Differential expression, gene function annotation and enrichment analysis

Differential expression analysis was performed using the DESeq R package (1.18.0) through negative binomial distribution and calculation of false discovery rate [46]. The adjusted p-value < 0.05 and (|log2 (fold change) | ≥2 were used as the criteria for identification of DEGs among samples. Gene Ontology (GO) enrichment analysis of DEGs was implemented by the GO seq R package, in which gene length bias was corrected. GO terms with a corrected p-value less than 0.05 were considered to be significantly enriched.
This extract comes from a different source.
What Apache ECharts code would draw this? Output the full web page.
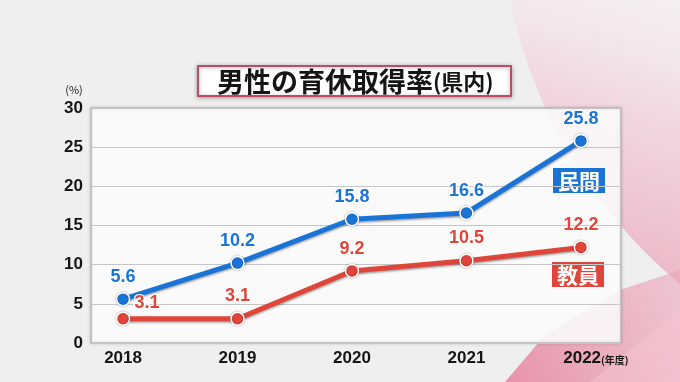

KOBAS software was used to test the statistical enrichment of DEGs in KEGG pathways.

Quantitative RT-PCR validation of DEGs

Gene specific primers were designed using cDNA sequences of the target genes with the NCBI Primer-BLAST program (Table S2). qRT-PCR was carried out as described by Cheng et al. (2020) [47]. Three independent biological experiments were performed for samples of each time point. The relative expression levels were calculated with cotton ubiquitin gene (GhUBI, XM_012634824) as a reference according to Cheng et al. (2020) [47].

Constructing co-expression networks of DEGs

The Weighted Correlation Network Analysis (WGCNA) package was used to construct the co-expression networks among DEGs associated with fatty acid synthesis in seeds from different developmental stages. The hub genes were screened on the basis of the module KME values and high-weight values. The correlation networks were drawn using Cytoscape 3.6.1.